Responding to years of pressure from the families of those killed in the attacks, the Justice Department and its law-enforcement arm, the FBI, decided to declassify the name of the Saudi official “in light of the extraordinary circumstances of this particular case.”
The Justice Department did not say when they would make the name public.
Al Jazeera’s Gabriel Elizondo, reporting from Washington, DC said the name would be revealed first to the court and the families of the victims.
“Then it is expected that the lawyers will appeal to the Justice Department to have the name released publicly,” he said.
The case has long threatened to embarrass the Saudi government, which has repeatedly denied links to al-Qaeda, and would leave it exposed to claims of damages that could reach billions of dollars.
The person is the last of three main officials in Saudi Arabia referred to in an FBI report into the attacks and allegedly assisted some of the attackers after they arrived in the US.

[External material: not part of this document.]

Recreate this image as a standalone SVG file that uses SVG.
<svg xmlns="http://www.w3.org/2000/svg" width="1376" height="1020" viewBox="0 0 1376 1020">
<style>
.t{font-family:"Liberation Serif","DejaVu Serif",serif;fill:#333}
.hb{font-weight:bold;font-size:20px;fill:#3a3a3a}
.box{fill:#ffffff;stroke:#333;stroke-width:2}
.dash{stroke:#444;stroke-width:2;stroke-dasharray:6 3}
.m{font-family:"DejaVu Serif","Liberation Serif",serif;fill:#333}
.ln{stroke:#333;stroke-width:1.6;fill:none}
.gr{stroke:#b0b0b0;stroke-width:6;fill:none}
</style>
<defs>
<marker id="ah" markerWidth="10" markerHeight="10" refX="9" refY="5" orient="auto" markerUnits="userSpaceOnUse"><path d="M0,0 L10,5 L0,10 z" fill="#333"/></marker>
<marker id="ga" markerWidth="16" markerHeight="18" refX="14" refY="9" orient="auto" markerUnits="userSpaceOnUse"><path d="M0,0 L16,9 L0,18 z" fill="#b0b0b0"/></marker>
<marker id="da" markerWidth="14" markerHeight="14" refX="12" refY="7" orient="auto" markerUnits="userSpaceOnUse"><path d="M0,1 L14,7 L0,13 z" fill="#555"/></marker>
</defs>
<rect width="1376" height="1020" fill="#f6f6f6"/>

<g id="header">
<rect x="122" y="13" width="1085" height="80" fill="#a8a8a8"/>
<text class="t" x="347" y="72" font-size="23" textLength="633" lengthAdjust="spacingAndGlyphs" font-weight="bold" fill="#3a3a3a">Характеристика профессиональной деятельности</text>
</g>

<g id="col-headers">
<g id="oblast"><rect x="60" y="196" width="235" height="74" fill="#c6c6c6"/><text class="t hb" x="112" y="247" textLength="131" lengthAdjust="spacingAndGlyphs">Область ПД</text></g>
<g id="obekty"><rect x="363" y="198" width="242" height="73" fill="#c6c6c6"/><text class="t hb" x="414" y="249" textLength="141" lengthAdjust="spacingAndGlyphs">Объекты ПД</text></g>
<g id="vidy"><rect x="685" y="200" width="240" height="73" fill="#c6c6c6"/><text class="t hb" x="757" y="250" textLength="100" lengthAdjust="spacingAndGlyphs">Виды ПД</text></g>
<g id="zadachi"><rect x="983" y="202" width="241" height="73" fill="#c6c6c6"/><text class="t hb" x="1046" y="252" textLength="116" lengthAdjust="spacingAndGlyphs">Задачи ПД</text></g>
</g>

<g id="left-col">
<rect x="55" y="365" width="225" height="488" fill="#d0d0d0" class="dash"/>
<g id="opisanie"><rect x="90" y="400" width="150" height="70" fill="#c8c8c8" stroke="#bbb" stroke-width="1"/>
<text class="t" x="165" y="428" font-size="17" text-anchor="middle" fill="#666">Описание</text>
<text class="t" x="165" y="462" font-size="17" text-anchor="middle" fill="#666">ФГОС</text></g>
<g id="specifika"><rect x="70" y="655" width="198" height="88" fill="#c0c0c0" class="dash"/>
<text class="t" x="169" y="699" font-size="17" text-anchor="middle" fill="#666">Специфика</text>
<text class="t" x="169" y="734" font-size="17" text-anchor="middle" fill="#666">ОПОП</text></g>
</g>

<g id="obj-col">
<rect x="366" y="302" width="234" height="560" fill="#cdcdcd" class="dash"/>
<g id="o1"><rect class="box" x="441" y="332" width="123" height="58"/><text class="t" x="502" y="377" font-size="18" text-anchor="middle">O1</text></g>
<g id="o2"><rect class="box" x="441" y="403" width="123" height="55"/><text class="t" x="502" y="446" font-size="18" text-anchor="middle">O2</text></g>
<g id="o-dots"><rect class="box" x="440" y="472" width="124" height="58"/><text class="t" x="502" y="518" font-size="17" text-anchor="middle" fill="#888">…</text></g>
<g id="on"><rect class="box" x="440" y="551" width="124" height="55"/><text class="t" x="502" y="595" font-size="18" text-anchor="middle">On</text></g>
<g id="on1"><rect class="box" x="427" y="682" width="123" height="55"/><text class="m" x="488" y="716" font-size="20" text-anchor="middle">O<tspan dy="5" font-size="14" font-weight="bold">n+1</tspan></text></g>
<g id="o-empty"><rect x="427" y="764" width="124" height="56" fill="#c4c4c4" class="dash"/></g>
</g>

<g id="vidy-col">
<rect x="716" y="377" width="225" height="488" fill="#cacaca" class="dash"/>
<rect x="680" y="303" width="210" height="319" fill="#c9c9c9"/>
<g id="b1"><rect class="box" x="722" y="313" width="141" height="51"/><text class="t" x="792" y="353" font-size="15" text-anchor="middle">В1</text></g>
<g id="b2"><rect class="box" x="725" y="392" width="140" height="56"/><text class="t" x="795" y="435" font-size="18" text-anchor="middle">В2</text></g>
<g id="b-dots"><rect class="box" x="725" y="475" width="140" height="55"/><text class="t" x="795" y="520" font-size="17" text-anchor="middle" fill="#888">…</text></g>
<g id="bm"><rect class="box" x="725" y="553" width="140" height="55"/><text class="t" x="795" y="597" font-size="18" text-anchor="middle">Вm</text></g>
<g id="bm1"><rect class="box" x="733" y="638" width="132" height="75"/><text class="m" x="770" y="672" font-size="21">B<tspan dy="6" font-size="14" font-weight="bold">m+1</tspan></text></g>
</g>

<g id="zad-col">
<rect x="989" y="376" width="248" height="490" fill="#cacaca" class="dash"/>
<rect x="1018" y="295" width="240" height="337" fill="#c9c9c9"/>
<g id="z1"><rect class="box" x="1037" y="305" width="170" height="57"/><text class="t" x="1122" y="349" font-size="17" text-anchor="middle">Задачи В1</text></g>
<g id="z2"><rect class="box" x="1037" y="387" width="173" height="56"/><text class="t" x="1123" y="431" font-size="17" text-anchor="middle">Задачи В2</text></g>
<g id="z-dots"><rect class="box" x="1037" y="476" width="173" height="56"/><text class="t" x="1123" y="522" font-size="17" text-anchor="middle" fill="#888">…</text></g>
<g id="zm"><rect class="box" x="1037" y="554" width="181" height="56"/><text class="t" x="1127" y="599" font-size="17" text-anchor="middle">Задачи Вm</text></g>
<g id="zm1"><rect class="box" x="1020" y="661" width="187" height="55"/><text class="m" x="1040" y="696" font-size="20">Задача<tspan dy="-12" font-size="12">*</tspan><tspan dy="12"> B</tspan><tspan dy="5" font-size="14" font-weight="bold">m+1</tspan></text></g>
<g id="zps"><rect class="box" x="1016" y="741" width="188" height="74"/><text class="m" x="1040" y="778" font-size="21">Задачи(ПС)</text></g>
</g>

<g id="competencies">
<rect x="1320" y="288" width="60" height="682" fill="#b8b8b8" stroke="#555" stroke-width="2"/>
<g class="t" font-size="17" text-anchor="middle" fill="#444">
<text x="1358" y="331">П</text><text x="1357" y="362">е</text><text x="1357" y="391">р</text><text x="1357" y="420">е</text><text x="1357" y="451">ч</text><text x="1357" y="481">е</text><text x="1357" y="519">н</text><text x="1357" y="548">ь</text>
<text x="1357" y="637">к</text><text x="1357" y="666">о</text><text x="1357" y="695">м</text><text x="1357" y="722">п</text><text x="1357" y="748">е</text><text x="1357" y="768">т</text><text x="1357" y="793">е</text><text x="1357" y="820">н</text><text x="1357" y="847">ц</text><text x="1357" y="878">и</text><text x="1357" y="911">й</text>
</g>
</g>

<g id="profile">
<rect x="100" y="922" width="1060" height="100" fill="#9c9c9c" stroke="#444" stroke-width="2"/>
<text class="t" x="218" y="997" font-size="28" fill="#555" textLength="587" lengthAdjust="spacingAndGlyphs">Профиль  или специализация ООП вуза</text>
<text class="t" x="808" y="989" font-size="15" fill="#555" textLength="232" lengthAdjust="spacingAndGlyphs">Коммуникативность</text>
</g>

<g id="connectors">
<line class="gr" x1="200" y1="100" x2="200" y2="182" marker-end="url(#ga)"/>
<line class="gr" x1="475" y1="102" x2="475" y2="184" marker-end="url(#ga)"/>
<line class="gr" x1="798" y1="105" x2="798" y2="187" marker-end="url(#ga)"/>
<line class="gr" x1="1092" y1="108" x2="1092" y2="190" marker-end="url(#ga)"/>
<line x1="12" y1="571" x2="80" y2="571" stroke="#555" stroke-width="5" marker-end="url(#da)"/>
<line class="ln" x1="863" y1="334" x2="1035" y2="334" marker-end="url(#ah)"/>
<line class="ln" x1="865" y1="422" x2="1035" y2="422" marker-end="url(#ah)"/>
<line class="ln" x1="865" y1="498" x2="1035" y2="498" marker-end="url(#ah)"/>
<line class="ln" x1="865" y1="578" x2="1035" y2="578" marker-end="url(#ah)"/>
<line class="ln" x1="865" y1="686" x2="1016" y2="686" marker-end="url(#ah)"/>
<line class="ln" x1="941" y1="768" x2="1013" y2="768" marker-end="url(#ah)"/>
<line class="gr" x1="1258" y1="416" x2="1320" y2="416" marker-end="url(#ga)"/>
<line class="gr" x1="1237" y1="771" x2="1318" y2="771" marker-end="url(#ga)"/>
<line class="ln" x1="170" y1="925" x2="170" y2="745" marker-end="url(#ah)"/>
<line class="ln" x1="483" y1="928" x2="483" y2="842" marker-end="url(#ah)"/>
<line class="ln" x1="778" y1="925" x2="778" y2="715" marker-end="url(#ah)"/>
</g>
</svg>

In all 19 men, 15 of them Saudis, took part in the plot to hijack four commercial aircraft and crash them into New York’s World Trade Center, the Pentagon and possibly the White House or Congress.
Nearly 3,000 people were killed in New York, Washington and Pennsylvania, and families have sued seeking damages from the Saudi government.
An official report into the attacks in 2002 said that some of the attackers had received funds from Saudi officials, “at least two” of whom were “alleged by some to be Saudi intelligence officers.”
The two were Fahad al-Thumairy and Omar al-Bayoumi, who were attached to Saudi Arabia’s US embassy at the time.
Subsequent investigations rejected the claim that they were involved with the hijackers.
But in 2012, a redacted FBI report repeated the allegations and referred to a third person who may have directed them, but blacked out his name.
‘Sad and shameful’
Rumours have tied the individual to the Saudi royal family. But his identity has remained classified as Washington and Riyadh worked closely after the attacks to root out al-Qaeda’s network across the Middle East and South Asia.
“The FBI recognises the need and desire of victims’ families to understand what happened to their loved ones and to hold those responsible accountable,” the Justice Department said.
But it suggested the individual might not have been involved with the al-Qaeda plotters.
“The information referring to that individual refers to an investigative theory being pursued by the FBI at that time, and does not represent an objective statement of fact,” it said.
Those involved in the lawsuit welcomed the decision.
“The families are dedicated to getting to the truth, and we shouldn’t have to beg for this sort of basic information, or be kept in the dark, about the Saudi role in the attacks,” said Terry Strada, the national chairman of the group which sued the 9/11 Families & Survivors United for Justice Against Terrorism.
Al Jazeera’s Elizondo reported that the lawyers of the victims expect more revelations and disclosures in the coming weeks.
“They said that this battle is not over yet. They want to identify any and all Saudi officials that were involved in the attack.”
Coleen Rowley, a former FBI Special Agent who exposed the bureau’s failure to heed the evidence of a plot before the 9/11 attacks, remains critical of the government.
She said that the information should have been made available to the families years ago.
“They were thwarted every step of way, in fact even by some judges, who would not let them even proceed with their suit,” she said.
“It is sad and shameful that it has taken 18 years for even this little bit of truth to come out.”